Certificates often include quizzes, labs, practical assignments, and end-of-course projects. The key difference is that they typically do not require an independent third-party industry exam. In other words, the organization teaching the material usually also issues the completion credential.

That structure makes certificates useful when you need guided learning. A learner studying cybersecurity fundamentals might complete a certificate that covers access control, phishing, risk basics, and incident response vocabulary. A beginner in Python may finish assignments that include variables, loops, file handling, and a simple script-based project.

What a certificate usually proves

  • You completed a defined training path.
  • You were exposed to specific concepts or tools.
  • You likely did some hands-on work, depending on the program.
  • You can point to a structured learning experience on a resume.

Common certificate topics in IT

  • Cloud basics
  • Networking concepts
  • Cybersecurity fundamentals
  • Python scripting
  • Vendor-specific tools and workflows

The value of a certificate depends heavily on the provider’s credibility and how deep the curriculum goes. A certificate with labs, graded projects, and instructor feedback carries more weight than a short video series with a completion badge. The most useful certificates show that you did more than watch content; they show you practiced.

That is also why employers treat certificate programs differently. A certificate from a respected institution or a well-designed internal training program can help, but it is not automatically a hiring signal. The stronger the hands-on component, the easier it is to explain the credential as evidence of applied skill.

What Makes a Certificate Valuable or Limited?

A certificate becomes valuable when it teaches something practical and proves that you used it. Employers respond better to credentials that include labs, projects, scenario work, and instructor feedback because those features are closer to real job tasks.

For example, a certificate in networking has more value if you can show you configured IP addressing, explained subnetting, and troubleshot a basic connectivity issue. A cybersecurity certificate is stronger when it includes log review, incident triage exercises, and phishing analysis rather than only multiple-choice quizzes.

Features that increase certificate value

  • Hands-on practice with realistic tasks.
  • Instructor feedback on assignments or lab work.
  • Graded projects that demonstrate what you can do.
  • Portfolio artifacts such as write-ups, screenshots, or scripts.
  • Brand recognition from a credible institution or employer.

Where certificates are limited

Short introductory programs can be useful, but they often signal exposure rather than job readiness. If a program only says you completed “an overview” of cloud, networking, or security, employers may see it as a learning step instead of a hiring qualifier.

The difference is simple: “I completed training” is not the same as “I can perform on the job.” Employers care about that gap because the cost of a bad hire is high. They want evidence that a candidate can troubleshoot, communicate, document, and work independently.

Pro Tip

If a certificate includes labs or projects, save screenshots, notes, GitHub links, and short summaries of what you built. Those artifacts often make the credential far more persuasive than the certificate itself.

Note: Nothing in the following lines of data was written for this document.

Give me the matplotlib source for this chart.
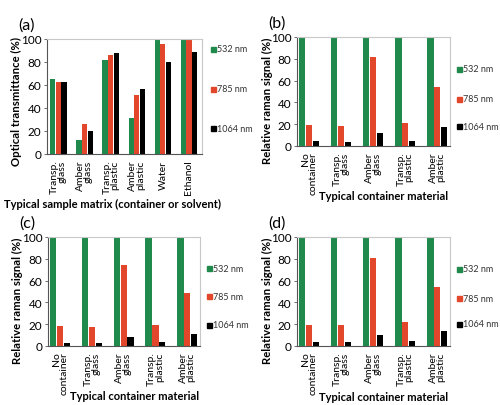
import numpy as np
import matplotlib
matplotlib.use('Agg')
import matplotlib.pyplot as plt
from matplotlib.patches import Rectangle

plt.rcParams['font.family'] = ['Lato', 'DejaVu Sans']

# wavelengths and colours
lasers = ['532 nm', '785 nm', '1064 nm']
colors = ['#1f8a4c', '#e2472c', '#000000']

# (a) optical transmittance
cats_a = ['Transp.\nglass', 'Amber\nglass', 'Transp.\nplastic', 'Amber\nplastic', 'Water', 'Ethanol']
a_532 = [65, 12.5, 82, 31, 100, 100]
a_785 = [63, 26, 86, 51, 96, 100]
a_1064 = [63, 20, 88, 56.5, 80, 89]

# (b)-(d) relative raman signal
cats_c = ['No\ncontainer', 'Transp.\nglass', 'Amber\nglass', 'Transp.\nplastic', 'Amber\nplastic']
b_532 = [100, 100, 100, 100, 100]
b_785 = [19, 18, 81.5, 21, 54]
b_1064 = [5, 4, 12, 5, 17.5]
c_532 = [100, 100, 100, 100, 100]
c_785 = [18, 17, 74.5, 19.5, 49]
c_1064 = [3, 3, 8, 3.7, 11]
d_532 = [100, 100, 100, 100, 100]
d_785 = [19.5, 19, 81, 22, 54]
d_1064 = [4, 4, 10, 5, 14]

W, H = 500, 406
fig = plt.figure(figsize=(W / 100, H / 100), dpi=100)

def px(x, y):
    # pixel position (from top-left) -> figure fraction
    return x / W, 1 - y / H

def add_ax(l, r, t, b):
    return fig.add_axes([l / W, 1 - b / H, (r - l) / W, (b - t) / H])

def panel(ax, cats, series, ylabel, xlabel, tag, xlim, ylab_pos, xlab_pos, leg_x, leg_y):
    x = np.arange(len(cats))
    w = 0.2
    for i, (vals, c) in enumerate(zip(series, colors)):
        ax.bar(x + (i - 1) * 0.215, vals, width=w, color=c)
    ax.set_xlim(*xlim)
    ax.set_ylim(0, 100)
    ax.set_yticks([0, 20, 40, 60, 80, 100])
    ax.set_xticks(x)
    ax.set_xticklabels(cats, rotation=90, fontsize=7.5, multialignment='right',
                       linespacing=0.8)
    ax.tick_params(axis='y', labelsize=8.5, length=2, width=0.6, pad=2, color='#555555')
    ax.tick_params(axis='x', length=0, pad=4)
    for s in ['left', 'bottom']:
        ax.spines[s].set_color('#555555')
        ax.spines[s].set_linewidth(0.8)
    for s in ['top', 'right']:
        ax.spines[s].set_color('#c8c8c8')
        ax.spines[s].set_linewidth(0.8)
    # axis titles placed where the reference has them
    fig.text(*px(*ylab_pos), ylabel, fontsize=8.2, fontweight='bold', rotation=90,
             ha='center', va='center')
    fig.text(*px(*xlab_pos), xlabel, fontsize=8, fontweight='bold',
             ha='center', va='center')
    # panel tag, placed left of the axes
    bb = ax.get_position()
    fig.text(bb.x0 - 29 / W, bb.y1 + 7 / H, tag, fontsize=11.5, ha='left', va='bottom')
    # legend entries spread out on the right
    for lab, c, yp in zip(lasers, colors, leg_y):
        fig.add_artist(Rectangle(px(leg_x, yp + 2.5), 5 / W, 5 / H,
                                 transform=fig.transFigure, color=c))
        fig.text(*px(leg_x + 6, yp), lab, fontsize=6.5, ha='left', va='center',
                 color='#333333')

ax_a = add_ax(47, 202, 40, 155)
panel(ax_a, cats_a, [a_532, a_785, a_1064], 'Optical transmittance (%)',
      'Typical sample matrix (container or solvent)', '(a)', (-0.44, 5.5),
      (16, 101), (112, 204), 211, [50, 90, 129])

ax_b = add_ax(297, 450, 38, 147)
panel(ax_b, cats_c, [b_532, b_785, b_1064], 'Relative raman signal (%)',
      'Typical container material', '(b)', (-0.38, 4.4),
      (267, 101), (384, 197), 457, [70, 100, 127])

ax_c = add_ax(48, 200, 238, 347)
panel(ax_c, cats_c, [c_532, c_785, c_1064], 'Relative raman signal (%)',
      'Typical container material', '(c)', (-0.38, 4.4),
      (17, 301), (135, 397), 207, [269, 297, 326])

ax_d = add_ax(297, 450, 238, 347)
panel(ax_d, cats_c, [d_532, d_785, d_1064], 'Relative raman signal (%)',
      'Typical container material', '(d)', (-0.38, 4.4),
      (267, 301), (384, 398), 457, [270, 299, 325])

fig.savefig('out.png', dpi=100, facecolor='white')
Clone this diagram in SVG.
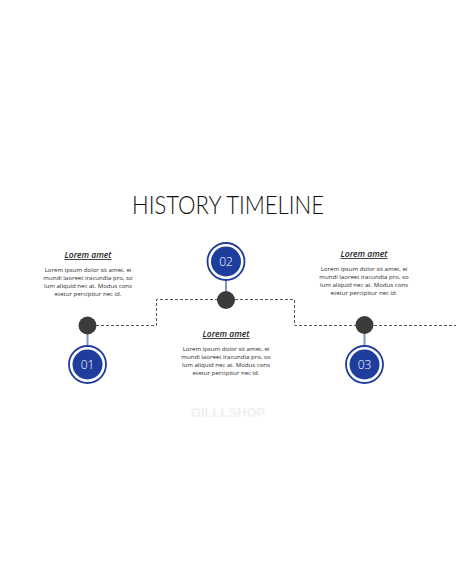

Certificates are especially useful for structured learning, reskilling, and confidence-building before a job search. They work well when you are new to a subject and need a guided path before moving into a more demanding certification track. In that sense, they can be a smart first step in an IT certification strategy, even if they are not the final step.

Understanding IT Certifications

An IT certification is a credential earned by passing an exam that validates knowledge or skills against a recognized standard. The issuing body is usually an independent organization, vendor, or industry group rather than the company that taught the class.

That independence matters. Certifications are designed to prove competency beyond course completion, and many are tied to job roles. Hiring managers use them as a common benchmark because candidates can come from different schools, bootcamps, or work histories, but the exam itself is standardized.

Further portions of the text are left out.